I'm impressed (although not surprised) by the sophistication of this proposal. It's really interesting, and there's a lot of depth here.

I also have a central concern: that you are taking on something complex enough and demanding enough that you'll end up drifting off into many interesting and intelligent tangents, rather than saying *one* particular thing. Even if you really have multiple things to say, you should say those multiple things using the metaphor of the echo - you might reproduce, distort, and manipulate your own thoughts, but they should be identifiably the same in each version.

While I found everything interesting, this was especially compelling to me: "I would argue that this is the relationship between literature and reality and narrative and reality. Narrative and technology are both echoes of real-life. In literature the author is the original source of intellect, thought, ideas."

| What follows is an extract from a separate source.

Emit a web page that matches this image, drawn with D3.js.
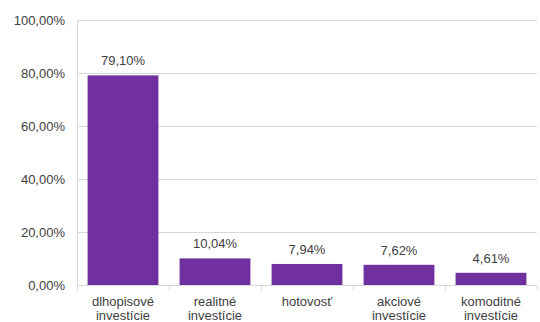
<!DOCTYPE html>
<html><head><meta charset="utf-8">
<script src="https://cdn.jsdelivr.net/npm/d3@7"></script>
<style>body{margin:0;background:#fff}svg{display:block}text{font-family:"Liberation Sans",Arial,sans-serif;}</style>
</head><body><svg id="c" width="540" height="322"></svg>
<script>
const categories = [["dlhopisové","investície"],["realitné","investície"],["hotovosť"],["akciové","investície"],["komoditné","investície"]];
const values = [79.10, 10.04, 7.94, 7.62, 4.61];
const valueLabels = ["79,10%","10,04%","7,94%","7,62%","4,61%"];
const yTicks = [0,20,40,60,80,100];
const yTickLabels = ["0,00%","20,00%","40,00%","60,00%","80,00%","100,00%"];

const svg = d3.select("#c");
const W = 540, H = 322;
const m = {l:77, r:3, t:20, b:37};
const x = d3.scaleBand().domain(d3.range(values.length)).range([m.l, W-m.r]).paddingInner(0.23).paddingOuter(0.115);
const y = d3.scaleLinear().domain([0,100]).range([H-m.b, m.t]);
const px = v => Math.round(v)+0.5;

// gridlines
svg.append("g").selectAll("line").data(yTicks.slice(1)).join("line")
  .attr("x1", m.l).attr("x2", W-m.r).attr("y1", d=>px(y(d))).attr("y2", d=>px(y(d)))
  .attr("stroke","#d9d9d9").attr("stroke-width",1);
// y axis line
svg.append("line").attr("x1",px(m.l)).attr("x2",px(m.l)).attr("y1",y(100)).attr("y2",y(0)+5)
  .attr("stroke","#d9d9d9");
// y tick labels
svg.append("g").selectAll("text").data(yTicks).join("text")
  .attr("x", m.l-12).attr("y", d=>y(d)+5).attr("text-anchor","end")
  .attr("font-size",13).attr("fill","#404040").text((d,i)=>yTickLabels[i]);
// bars
svg.append("g").selectAll("rect").data(values).join("rect")
  .attr("x",(d,i)=>x(i)).attr("width",x.bandwidth())
  .attr("y",d=>y(d)).attr("height",d=>y(0)-y(d)).attr("fill","#7030A0");
// x axis line
const y0 = px(y(0));
svg.append("line").attr("x1",m.l).attr("x2",W-m.r).attr("y1",y0).attr("y2",y0).attr("stroke","#d9d9d9");
// category ticks
const bounds = d3.range(values.length+1).map(i=>m.l + i*(W-m.r-m.l)/values.length);
svg.append("g").selectAll("line").data(bounds).join("line")
  .attr("x1",d=>px(d)).attr("x2",d=>px(d)).attr("y1",y0).attr("y2",y0+5).attr("stroke","#d9d9d9");
// value labels
svg.append("g").selectAll("text").data(values).join("text")
  .attr("x",(d,i)=>x(i)+x.bandwidth()/2).attr("y",d=>y(d)-10).attr("text-anchor","middle")
  .attr("font-size",13).attr("fill","#404040").text((d,i)=>valueLabels[i]);
// category labels
const cl = svg.append("g").selectAll("text").data(categories).join("text")
  .attr("x",(d,i)=>x(i)+x.bandwidth()/2).attr("y",y0+20.5).attr("text-anchor","middle")
  .attr("font-size",13).attr("fill","#404040");
cl.selectAll("tspan").data(d=>d).join("tspan")
  .attr("x",function(){return this.parentNode.getAttribute("x");})
  .attr("dy",(d,i)=>i===0?0:13.5).text(d=>d);
</script></body></html>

While that line isn't yet quite an argument, you're expressing interest in using the ongoing theme of the echo to explore how authors and readers interact, in HOL in particular and maybe other works in general.

That's a good thought, maybe a great thought.

I find your thinking on Marcuse, technology and the echo fascinating "In a sense we use technology for the supposed freedom it allots us, but technology returns oppression. "

That's a great idea, and if you could integrate what you have to say there with HOL - in other words, if you could show how in HOL and Marcuse alike we use technology to speak freedom but we hear oppression (what a great insight!), that's taking you a long way to a specific argument.

I guess what I'm getting at is that I'm afraid you have too much of a wealth of great material. Getting your ideas under enough control to actually write a more or less complete version of them in, say, 10 pages will be your challenge. So I'd suggest that you do some of what you've proposed here, in a more focused form, and that you plan on not doing all of it.